I was very surprised to see this book from Kerry Greenwood. I only discovered her a couple of years ago, but that was with a contemporary cozy mystery set in her native Australia; I then moved on to the first of her Phryne Fisher novels, set in ’20’s Australia. So to see a book on Netgalley set in ancient Egypt – this I had to read.
If I were prone to using gifs in my reviews, here is where I’d have Snoopy doing a happy dance or something. (Or, of course, Walking Like an Egyptian.) It was awesome.
We did Egypt in (for whatever reason) History of Western Art in art school; we did Amarna.

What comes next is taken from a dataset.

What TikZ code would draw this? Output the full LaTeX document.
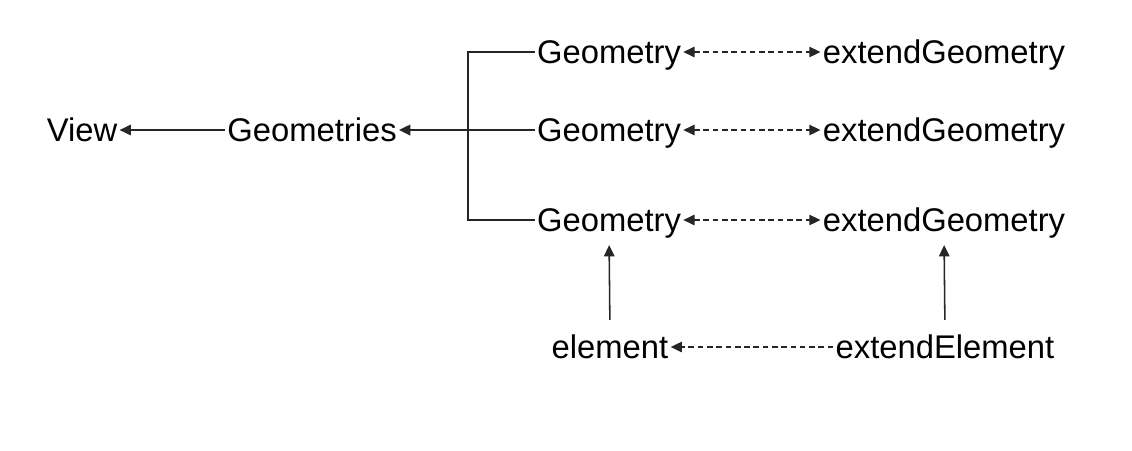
\documentclass[tikz,border=0pt]{standalone}
\usepackage{fontspec}
\setmainfont{Liberation Sans}
\usepackage{tikz}
\usetikzlibrary{arrows.meta, positioning, calc}

\begin{document}
\begin{tikzpicture}[
    x=0.025cm, y=0.025cm,
    lbl/.style={inner sep=1.5pt, text height=16.7pt, text depth=0pt, font=\fontsize{23.3}{28}\selectfont},
    arr/.style={-{Triangle[length=2.8mm, width=2.6mm]}, line width=1.1pt, draw=black!85},
    dasharr/.style={arr, dash pattern=on 4pt off 2.6pt},
    link/.style={line width=1.1pt, draw=black!85}
  ]
    \useasboundingbox (0,0) rectangle (1132,-450);

    \node[lbl] (view) at (82,-130) {View};
    \node[lbl] (geoms) at (312,-130) {Geometries};

    \node[lbl] (geo1) at (609,-52) {Geometry};
    \node[lbl] (geo2) at (609,-130) {Geometry};
    \node[lbl] (geo3) at (609,-220) {Geometry};

    \node[lbl] (ext1) at (944,-52) {extendGeometry};
    \node[lbl] (ext2) at (944,-130) {extendGeometry};
    \node[lbl] (ext3) at (944,-220) {extendGeometry};

    \node[lbl] (elem) at (610,-347) {element};
    \node[lbl] (extelem) at (945,-347) {extendElement};

    \coordinate (fork) at (468,-130);

    \draw[arr] (geoms) -- (view);
    \draw[arr, line width=1.5pt] (geo2) -- (geoms);
    \draw[link] (geo1.west) -| (fork) |- (geo3.west);

    \draw[dasharr, {Triangle[length=2.8mm, width=2.6mm]}-{Triangle[length=2.8mm, width=2.6mm]}] (geo1) -- (ext1);
    \draw[dasharr, {Triangle[length=2.8mm, width=2.6mm]}-{Triangle[length=2.8mm, width=2.6mm]}] (geo2) -- (ext2);
    \draw[dasharr, {Triangle[length=2.8mm, width=2.6mm]}-{Triangle[length=2.8mm, width=2.6mm]}] (geo3) -- (ext3);

    \draw[arr, shorten <=3.25mm, shorten >=2.75mm] (elem.north) -- (geo3.south);
    \draw[arr, shorten <=3.25mm, shorten >=2.75mm] (extelem.north) -- (ext3.south);
    \draw[dasharr] (extelem) -- (elem);
  \end{tikzpicture}
\end{document}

I knew about that freaky pharaoh Akhnaten and the upheaval of religion and the groundwork laid for the boy king we all know and love, Tutankhamen; I knew the bust of Nefertiti.

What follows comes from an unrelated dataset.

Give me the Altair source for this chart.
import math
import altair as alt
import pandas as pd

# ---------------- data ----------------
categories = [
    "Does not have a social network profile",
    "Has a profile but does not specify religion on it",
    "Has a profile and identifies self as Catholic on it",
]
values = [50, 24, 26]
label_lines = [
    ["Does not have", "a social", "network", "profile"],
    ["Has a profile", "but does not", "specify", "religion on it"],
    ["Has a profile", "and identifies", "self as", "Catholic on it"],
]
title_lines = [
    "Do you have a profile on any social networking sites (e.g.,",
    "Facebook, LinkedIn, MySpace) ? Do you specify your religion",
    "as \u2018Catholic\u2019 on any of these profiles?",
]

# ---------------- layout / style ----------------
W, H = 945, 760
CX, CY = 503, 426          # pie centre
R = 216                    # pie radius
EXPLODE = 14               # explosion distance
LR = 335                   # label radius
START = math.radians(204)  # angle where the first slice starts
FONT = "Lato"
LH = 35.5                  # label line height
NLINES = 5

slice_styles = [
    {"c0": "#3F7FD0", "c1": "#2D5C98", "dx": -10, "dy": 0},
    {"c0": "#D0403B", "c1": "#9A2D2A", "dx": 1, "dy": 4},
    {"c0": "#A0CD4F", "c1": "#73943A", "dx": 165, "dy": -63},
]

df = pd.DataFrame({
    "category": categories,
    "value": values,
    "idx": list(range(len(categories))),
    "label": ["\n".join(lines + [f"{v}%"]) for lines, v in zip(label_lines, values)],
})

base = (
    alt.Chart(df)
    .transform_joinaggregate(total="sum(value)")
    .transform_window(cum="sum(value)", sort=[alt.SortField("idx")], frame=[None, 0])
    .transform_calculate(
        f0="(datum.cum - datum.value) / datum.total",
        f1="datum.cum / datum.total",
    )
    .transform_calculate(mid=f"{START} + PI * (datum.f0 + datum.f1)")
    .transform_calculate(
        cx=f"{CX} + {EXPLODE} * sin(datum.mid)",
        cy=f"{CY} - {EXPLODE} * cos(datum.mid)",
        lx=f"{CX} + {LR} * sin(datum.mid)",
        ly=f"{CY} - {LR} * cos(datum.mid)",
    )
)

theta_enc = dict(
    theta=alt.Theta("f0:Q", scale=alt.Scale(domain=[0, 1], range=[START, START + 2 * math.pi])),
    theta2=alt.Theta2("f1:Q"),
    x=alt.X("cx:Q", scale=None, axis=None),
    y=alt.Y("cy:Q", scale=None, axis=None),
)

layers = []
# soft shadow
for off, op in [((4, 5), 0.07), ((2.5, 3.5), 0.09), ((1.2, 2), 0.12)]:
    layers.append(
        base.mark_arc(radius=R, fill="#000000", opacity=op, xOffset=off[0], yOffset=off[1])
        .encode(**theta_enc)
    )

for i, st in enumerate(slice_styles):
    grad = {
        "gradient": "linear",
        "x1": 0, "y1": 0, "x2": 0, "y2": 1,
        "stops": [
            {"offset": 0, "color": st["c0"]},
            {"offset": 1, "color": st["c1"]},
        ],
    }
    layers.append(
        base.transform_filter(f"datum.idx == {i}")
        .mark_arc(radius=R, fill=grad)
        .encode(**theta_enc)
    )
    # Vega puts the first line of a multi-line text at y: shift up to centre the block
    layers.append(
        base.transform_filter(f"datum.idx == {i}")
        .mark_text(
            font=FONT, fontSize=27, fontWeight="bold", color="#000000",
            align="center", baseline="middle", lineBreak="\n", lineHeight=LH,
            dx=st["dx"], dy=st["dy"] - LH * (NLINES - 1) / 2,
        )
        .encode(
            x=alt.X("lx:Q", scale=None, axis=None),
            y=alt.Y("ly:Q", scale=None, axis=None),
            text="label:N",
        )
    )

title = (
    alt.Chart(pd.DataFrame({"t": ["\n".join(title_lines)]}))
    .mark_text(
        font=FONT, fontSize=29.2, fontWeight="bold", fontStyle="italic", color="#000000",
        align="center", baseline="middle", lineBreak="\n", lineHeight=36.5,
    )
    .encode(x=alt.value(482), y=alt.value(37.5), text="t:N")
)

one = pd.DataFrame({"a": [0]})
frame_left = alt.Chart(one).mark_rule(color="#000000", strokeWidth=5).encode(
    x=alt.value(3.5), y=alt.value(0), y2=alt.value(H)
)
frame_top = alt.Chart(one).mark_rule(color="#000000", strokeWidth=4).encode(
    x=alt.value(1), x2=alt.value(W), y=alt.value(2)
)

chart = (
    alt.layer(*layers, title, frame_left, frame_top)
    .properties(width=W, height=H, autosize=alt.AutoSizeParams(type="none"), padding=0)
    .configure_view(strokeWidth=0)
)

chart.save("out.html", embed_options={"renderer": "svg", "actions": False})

Correction – I knew a little. So I was a bit excited for a novel that would delve into it all.
And delve it did. Working from two points of view – from that of Ptah-hotep, a young scribe-in-training plucked unexpectedly out of obscurity to be the personal scribe of Amenhotep’s heir (a whim of Akhnaten’s which could have gotten the naïve and defenseless boy killed, and would have without allies), and plucked away from the life he longs for; and through the eyes of Mutnodjme, younger sister of Nefertiti, a pragmatic and intelligent girl who asks enough questions to drive her mother mad and also put her own life at risk – and also, perhaps, to help keep Egypt from crumbling away in the upheavals of her time.
Through these two sets of eyes Greenwood lets us see, at the beginning, a peaceful, prosperous, generous, wisely run society, safe and happy and mostly at peace under Amenhotep. Unfortunately, Amenhotep is growing old, and his son has strange ideas about … life, the universe, and everything. When he takes up the sceptre after his father’s death, everything changes – and if any of it is for the better, it’s hard for Ptah-hotep or Mutnodjme to see it.
It’s funny – I remember Deb, our HWA teacher (the good one), talking about all of this. How the rays of the sun were depicted, touching the royal family almost fondly with little hands at the end of every shaft of carved sunlight; I remember her talking about how this was the first time familial affection was shown in Egyptian art. The carvings of Amarna are so relaxed, in many ways, compared to the formality of what came before (and after), with the pharaoh and his lovely wife playing with their children and embracing each other. And that’s all here. The Aten is – suddenly – the only god, personified in the sun, and all other gods must be eschewed.
Greenwood talks at length in her afterword about how shifty Egyptology is. Put five scholars of Egyptian history in a room and ask even the simplest question, and odds are there will probably be about six different responses – and every individual will be completely convinced of at least one of his answers. It was a very long time ago, and comparatively little of that culture is left untouched; what we have are fragments of shreds of records in a language which still eludes us in some respects, and the upshot of it all is that I can just imagine seminars full of Egyptologists pulling this book apart and stomping on the bits. But for me as a reader for pleasure it works, beautifully. It all makes sense, and it feels right – this is the Amarna that will live in my mind, and the Egypt that will live in my heart.
It is not easy to adapt to a world in which little girls are married off, and in which those little girls are often the sisters or daughters of their husbands. Incest is irrelevant here – it is the rule, not an aberration, is meant to solidify the royal grip on the throne. But while these Egyptians of some 3500 years ago were an alien race, there were some things that they held in common with most of us: most of them found the rape of a child unthinkable, and they loved their families, odd as the configurations of those families seem to us. It’s an alien world, the setting of this novel, but the people? People really never do change.
The usual disclaimer: I received this book via Netgalley for review.